= Entries supplied =
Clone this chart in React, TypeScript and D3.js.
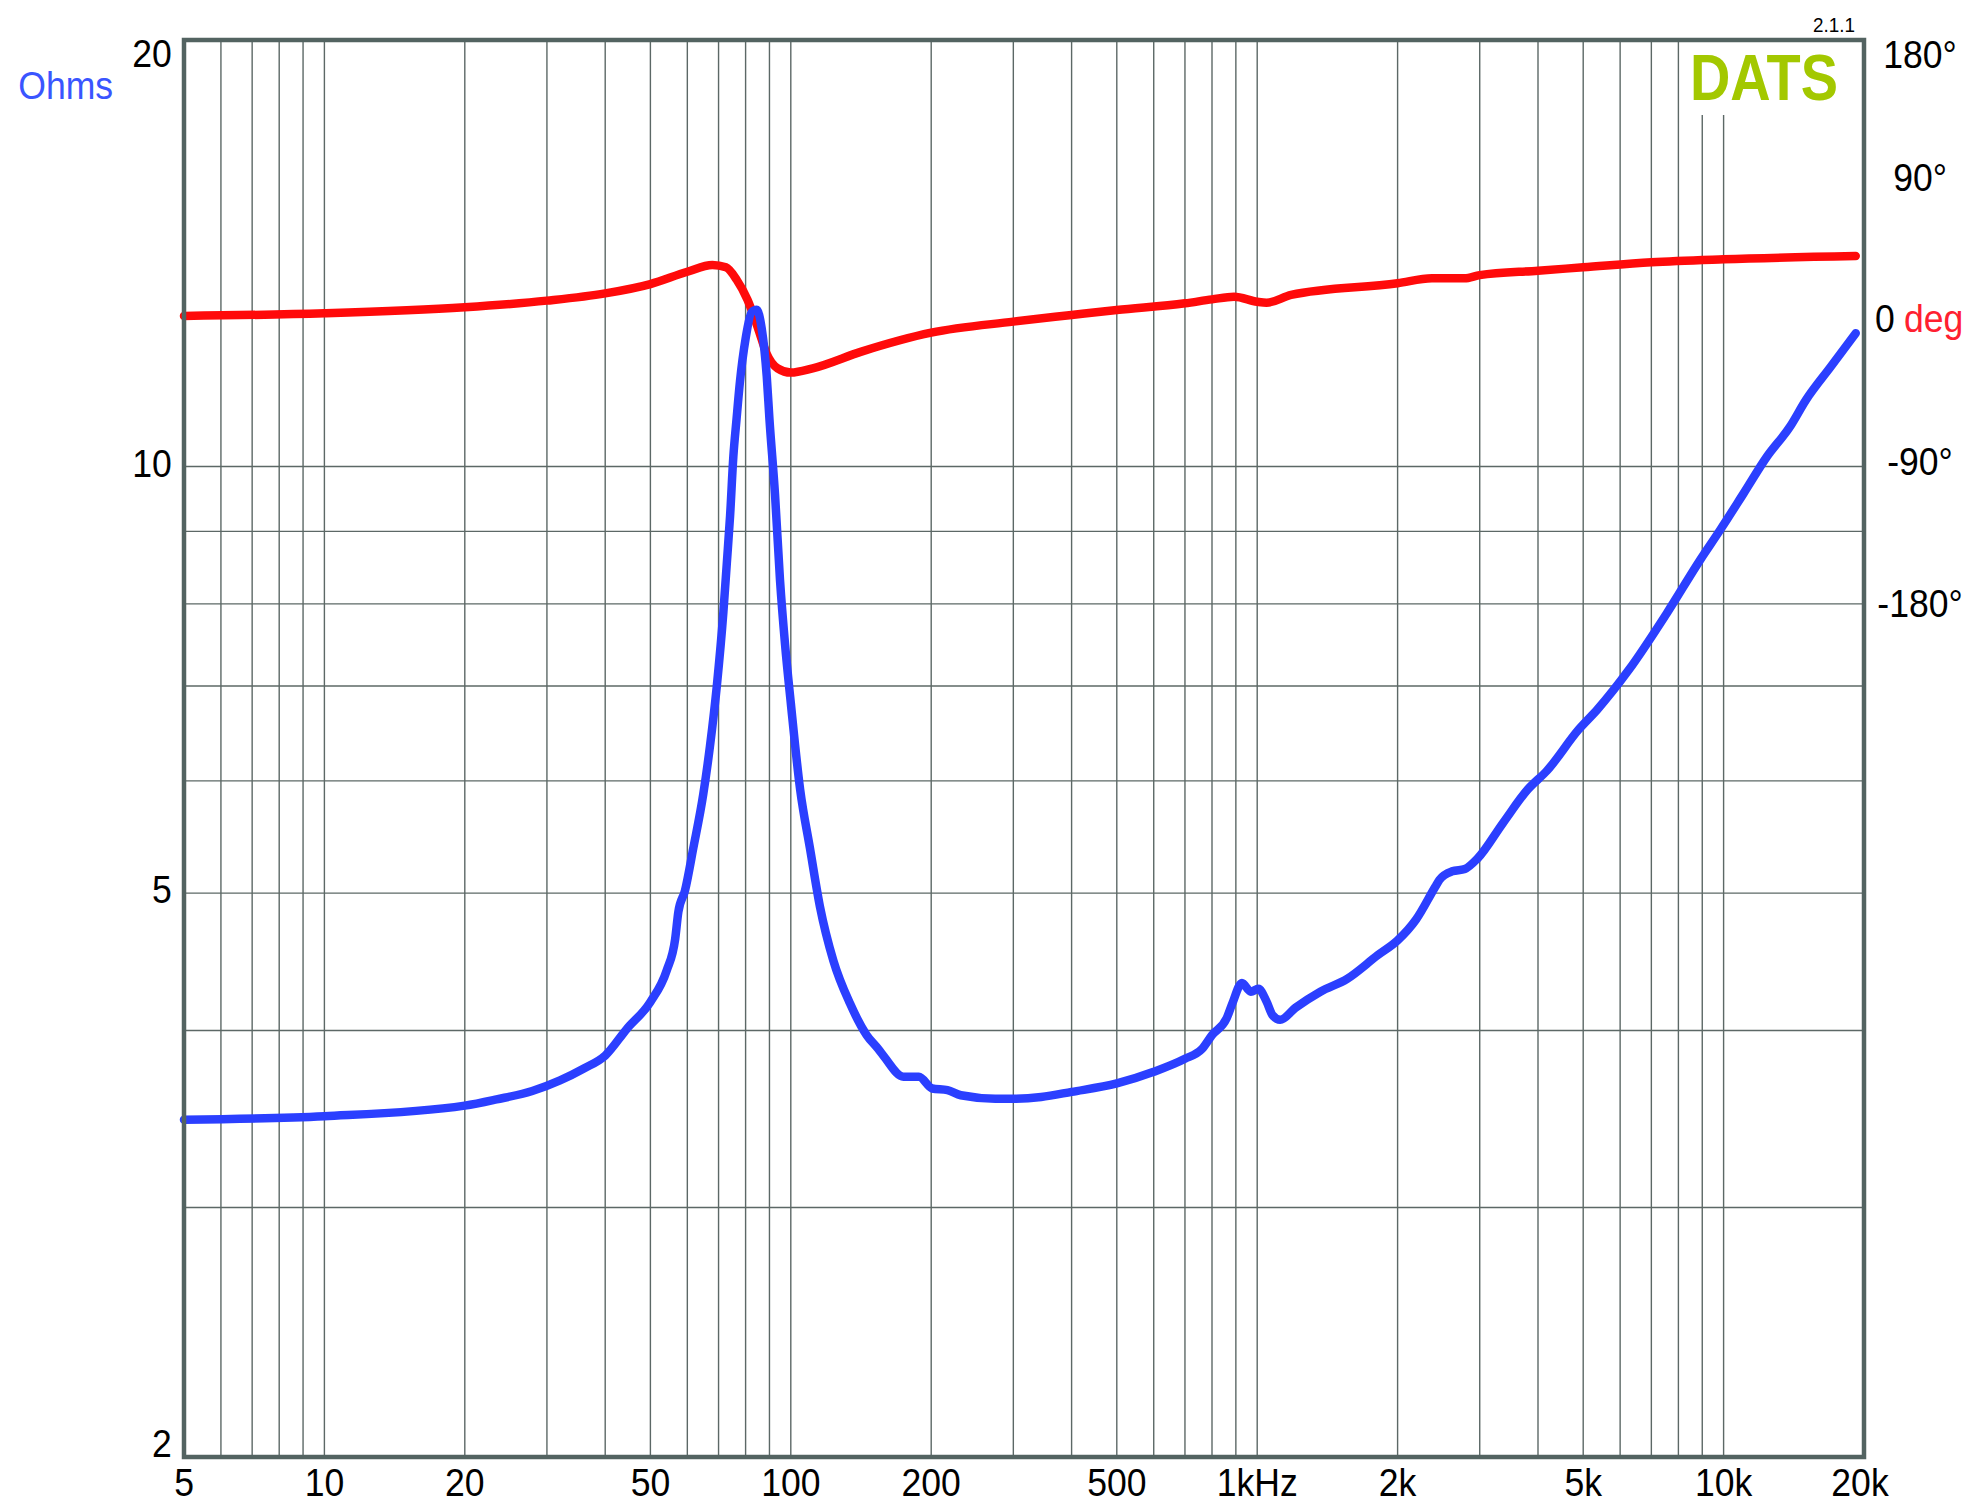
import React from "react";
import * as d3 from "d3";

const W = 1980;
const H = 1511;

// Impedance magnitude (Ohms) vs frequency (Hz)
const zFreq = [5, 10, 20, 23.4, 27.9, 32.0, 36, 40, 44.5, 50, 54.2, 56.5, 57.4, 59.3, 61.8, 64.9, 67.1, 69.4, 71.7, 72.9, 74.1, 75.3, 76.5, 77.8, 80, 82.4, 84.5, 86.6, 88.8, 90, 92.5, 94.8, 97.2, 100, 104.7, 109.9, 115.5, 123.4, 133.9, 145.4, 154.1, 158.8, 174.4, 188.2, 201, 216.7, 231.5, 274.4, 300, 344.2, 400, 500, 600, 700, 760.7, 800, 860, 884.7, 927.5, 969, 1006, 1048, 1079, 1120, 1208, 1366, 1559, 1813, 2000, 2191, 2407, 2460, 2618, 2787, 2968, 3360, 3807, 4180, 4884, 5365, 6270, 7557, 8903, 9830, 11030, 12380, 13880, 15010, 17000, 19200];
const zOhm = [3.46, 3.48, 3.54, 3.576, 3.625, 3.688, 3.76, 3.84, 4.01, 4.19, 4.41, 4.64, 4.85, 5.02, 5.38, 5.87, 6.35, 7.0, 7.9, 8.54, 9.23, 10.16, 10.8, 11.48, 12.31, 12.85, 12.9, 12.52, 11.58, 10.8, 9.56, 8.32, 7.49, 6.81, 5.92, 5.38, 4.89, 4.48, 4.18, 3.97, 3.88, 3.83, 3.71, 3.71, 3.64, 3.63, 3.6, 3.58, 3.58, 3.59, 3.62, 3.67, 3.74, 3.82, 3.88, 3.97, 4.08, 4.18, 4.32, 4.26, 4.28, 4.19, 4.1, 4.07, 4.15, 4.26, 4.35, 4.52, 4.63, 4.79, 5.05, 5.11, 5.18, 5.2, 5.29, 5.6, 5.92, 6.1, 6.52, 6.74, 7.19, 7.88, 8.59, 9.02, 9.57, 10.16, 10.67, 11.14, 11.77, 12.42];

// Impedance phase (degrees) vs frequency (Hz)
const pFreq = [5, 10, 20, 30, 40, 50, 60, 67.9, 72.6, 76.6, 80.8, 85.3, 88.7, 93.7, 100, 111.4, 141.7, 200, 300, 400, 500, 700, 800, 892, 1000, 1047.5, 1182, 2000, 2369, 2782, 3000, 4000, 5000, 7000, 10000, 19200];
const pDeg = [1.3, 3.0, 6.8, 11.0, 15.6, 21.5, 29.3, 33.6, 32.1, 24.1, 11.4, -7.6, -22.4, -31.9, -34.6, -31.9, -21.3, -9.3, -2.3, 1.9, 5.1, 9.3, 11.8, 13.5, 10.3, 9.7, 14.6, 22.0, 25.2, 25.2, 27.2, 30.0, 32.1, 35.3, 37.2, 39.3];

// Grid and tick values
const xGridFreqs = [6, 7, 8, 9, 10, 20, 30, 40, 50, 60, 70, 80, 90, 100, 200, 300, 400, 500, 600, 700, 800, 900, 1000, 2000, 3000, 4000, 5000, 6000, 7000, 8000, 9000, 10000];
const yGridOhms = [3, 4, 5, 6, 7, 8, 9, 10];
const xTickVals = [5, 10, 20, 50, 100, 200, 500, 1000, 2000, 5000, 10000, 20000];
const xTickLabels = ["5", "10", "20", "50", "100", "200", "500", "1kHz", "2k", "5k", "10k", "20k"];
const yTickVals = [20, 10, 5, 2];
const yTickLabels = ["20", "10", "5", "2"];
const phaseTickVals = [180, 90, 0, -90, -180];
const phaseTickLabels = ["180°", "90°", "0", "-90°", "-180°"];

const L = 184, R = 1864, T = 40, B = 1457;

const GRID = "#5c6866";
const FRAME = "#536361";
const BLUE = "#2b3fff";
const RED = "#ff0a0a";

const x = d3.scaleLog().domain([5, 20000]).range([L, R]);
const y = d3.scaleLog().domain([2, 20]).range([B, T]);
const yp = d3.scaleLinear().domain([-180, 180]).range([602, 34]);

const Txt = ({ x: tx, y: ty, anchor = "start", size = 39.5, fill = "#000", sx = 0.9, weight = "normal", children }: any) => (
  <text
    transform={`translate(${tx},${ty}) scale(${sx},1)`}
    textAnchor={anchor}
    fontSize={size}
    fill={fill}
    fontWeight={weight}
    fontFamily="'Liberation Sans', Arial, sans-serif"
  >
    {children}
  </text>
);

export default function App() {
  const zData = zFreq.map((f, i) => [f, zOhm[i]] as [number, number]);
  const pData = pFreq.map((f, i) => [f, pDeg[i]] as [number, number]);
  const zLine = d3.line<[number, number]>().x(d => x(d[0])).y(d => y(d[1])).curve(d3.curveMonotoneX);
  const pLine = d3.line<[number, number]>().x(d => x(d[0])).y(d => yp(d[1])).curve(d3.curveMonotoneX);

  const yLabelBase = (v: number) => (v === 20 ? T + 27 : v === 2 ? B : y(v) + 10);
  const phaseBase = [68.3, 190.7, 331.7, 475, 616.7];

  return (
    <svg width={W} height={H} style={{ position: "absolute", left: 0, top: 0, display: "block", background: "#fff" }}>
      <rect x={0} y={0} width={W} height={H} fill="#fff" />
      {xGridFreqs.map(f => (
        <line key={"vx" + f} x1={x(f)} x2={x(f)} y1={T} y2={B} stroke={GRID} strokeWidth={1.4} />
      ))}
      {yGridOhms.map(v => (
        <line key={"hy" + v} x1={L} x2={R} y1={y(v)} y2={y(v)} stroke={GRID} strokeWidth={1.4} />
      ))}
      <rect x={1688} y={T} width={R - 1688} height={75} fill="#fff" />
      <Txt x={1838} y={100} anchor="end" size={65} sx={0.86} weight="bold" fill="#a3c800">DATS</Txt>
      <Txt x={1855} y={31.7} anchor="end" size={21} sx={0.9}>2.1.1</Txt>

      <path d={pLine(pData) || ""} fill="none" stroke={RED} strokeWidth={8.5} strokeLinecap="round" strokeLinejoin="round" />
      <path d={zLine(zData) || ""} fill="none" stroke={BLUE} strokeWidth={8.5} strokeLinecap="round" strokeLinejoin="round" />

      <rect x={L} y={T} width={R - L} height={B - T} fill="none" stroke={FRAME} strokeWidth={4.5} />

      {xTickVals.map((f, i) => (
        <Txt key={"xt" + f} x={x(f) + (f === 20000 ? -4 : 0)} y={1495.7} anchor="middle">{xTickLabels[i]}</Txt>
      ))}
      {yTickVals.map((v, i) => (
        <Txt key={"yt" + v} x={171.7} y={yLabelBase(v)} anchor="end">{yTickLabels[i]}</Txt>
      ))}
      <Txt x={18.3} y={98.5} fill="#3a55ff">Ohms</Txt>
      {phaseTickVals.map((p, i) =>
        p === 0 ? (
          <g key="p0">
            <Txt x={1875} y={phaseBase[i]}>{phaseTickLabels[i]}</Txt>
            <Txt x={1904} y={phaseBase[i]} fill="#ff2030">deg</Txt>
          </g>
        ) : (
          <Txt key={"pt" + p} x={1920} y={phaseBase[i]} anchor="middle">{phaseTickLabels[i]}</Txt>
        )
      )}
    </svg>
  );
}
==
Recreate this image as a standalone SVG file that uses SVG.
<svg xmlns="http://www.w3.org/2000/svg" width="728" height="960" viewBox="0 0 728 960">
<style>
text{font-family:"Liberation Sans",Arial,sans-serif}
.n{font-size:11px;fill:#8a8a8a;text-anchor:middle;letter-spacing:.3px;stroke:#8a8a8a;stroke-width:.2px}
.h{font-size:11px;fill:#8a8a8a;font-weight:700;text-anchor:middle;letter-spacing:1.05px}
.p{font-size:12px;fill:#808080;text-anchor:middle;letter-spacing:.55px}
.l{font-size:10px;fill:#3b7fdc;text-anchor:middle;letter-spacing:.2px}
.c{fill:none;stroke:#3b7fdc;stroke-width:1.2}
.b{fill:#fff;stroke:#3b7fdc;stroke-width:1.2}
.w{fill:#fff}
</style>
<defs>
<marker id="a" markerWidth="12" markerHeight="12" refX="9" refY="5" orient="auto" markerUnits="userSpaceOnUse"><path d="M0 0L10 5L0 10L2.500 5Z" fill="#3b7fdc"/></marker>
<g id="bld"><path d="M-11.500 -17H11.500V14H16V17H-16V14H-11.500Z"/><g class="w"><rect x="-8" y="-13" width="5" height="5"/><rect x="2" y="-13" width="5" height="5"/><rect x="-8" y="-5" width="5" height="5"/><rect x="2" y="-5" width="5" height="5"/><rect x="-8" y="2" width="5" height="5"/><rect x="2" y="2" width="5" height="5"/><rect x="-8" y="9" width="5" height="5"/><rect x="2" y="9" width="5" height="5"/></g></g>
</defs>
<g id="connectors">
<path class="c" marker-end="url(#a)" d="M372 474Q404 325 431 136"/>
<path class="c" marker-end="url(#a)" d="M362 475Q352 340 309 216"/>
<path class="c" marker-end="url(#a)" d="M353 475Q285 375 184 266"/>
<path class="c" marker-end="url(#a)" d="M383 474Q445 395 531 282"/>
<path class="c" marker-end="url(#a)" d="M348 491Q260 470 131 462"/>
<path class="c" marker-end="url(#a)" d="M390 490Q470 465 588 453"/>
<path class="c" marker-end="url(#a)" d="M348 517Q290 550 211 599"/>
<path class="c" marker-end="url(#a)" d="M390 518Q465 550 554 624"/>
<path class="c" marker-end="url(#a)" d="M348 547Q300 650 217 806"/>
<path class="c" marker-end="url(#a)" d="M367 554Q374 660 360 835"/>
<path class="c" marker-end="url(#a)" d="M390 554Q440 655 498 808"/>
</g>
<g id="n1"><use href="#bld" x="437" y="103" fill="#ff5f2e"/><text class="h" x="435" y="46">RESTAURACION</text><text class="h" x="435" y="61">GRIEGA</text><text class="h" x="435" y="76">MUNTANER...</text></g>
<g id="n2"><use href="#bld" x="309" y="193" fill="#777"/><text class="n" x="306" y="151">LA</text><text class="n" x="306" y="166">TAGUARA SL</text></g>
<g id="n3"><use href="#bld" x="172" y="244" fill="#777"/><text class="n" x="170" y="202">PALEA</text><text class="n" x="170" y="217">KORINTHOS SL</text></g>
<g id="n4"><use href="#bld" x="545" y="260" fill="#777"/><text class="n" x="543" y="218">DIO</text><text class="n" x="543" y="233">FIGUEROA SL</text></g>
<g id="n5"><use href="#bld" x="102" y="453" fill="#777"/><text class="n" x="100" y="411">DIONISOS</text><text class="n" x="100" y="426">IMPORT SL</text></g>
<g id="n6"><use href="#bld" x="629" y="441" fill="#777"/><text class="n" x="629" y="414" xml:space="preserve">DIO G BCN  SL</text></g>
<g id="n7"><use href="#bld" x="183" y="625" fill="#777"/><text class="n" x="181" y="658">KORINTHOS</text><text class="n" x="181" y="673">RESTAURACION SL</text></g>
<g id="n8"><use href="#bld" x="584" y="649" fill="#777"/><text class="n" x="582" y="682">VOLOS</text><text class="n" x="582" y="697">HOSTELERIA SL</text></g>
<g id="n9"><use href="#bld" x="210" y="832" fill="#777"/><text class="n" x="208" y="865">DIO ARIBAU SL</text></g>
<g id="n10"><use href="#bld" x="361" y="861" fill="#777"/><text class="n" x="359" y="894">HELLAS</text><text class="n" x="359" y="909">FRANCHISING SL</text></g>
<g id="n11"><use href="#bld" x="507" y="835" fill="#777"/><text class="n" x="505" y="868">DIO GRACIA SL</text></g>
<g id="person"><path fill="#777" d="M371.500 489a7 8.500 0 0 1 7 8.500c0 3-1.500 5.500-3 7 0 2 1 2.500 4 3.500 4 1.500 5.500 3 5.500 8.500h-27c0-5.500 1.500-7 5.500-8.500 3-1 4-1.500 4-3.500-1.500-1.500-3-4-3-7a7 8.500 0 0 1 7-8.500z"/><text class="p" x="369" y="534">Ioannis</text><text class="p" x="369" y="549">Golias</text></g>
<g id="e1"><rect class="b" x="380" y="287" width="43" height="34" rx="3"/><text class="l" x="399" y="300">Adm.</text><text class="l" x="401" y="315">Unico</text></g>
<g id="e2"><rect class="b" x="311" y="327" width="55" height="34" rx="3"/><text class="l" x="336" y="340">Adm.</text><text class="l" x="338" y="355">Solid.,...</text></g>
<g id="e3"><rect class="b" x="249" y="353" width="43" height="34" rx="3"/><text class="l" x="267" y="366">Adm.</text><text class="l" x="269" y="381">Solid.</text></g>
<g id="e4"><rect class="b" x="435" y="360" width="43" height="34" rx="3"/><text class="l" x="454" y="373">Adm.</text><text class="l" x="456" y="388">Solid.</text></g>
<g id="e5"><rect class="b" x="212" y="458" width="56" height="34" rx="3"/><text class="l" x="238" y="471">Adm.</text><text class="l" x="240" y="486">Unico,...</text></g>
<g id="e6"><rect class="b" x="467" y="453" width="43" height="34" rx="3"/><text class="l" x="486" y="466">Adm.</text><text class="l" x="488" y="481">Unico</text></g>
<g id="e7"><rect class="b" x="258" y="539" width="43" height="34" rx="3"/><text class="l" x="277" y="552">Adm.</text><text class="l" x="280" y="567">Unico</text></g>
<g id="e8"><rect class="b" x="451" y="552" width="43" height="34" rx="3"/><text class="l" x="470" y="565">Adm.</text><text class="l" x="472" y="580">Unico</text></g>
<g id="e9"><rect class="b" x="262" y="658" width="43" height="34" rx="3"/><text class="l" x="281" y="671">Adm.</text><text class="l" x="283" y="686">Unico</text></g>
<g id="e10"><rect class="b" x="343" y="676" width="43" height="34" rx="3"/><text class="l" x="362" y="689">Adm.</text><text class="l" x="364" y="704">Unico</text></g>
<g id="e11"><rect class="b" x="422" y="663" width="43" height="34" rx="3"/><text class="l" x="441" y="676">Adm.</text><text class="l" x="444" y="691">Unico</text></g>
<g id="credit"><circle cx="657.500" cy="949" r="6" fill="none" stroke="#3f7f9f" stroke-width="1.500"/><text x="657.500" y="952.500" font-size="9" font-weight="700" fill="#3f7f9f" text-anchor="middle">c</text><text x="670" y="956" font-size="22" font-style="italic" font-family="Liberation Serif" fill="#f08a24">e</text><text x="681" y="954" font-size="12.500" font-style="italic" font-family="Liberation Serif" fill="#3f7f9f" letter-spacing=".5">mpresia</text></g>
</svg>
---
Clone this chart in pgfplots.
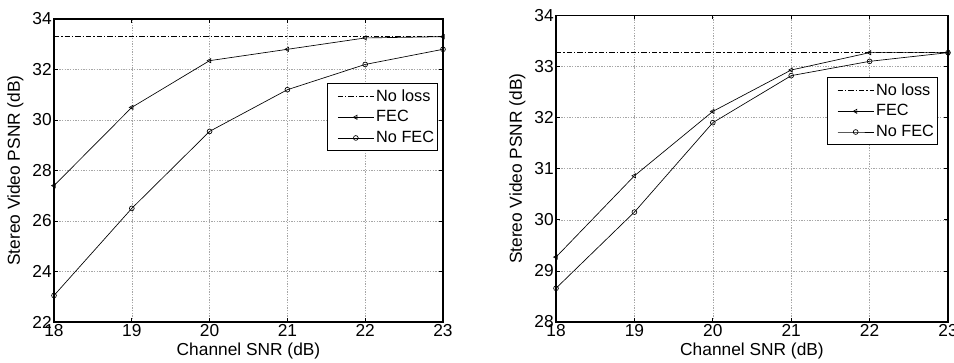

= To do =
Output nothing except the lines from the one containing "Clone this chart in React, TypeScript" through the one containing "const H = 1511;", both kept, with the pictures removed.

= Solution for this problem =
Clone this chart in React, TypeScript and D3.js.
import React from "react";
import * as d3 from "d3";

const W = 1980;
const H = 1511;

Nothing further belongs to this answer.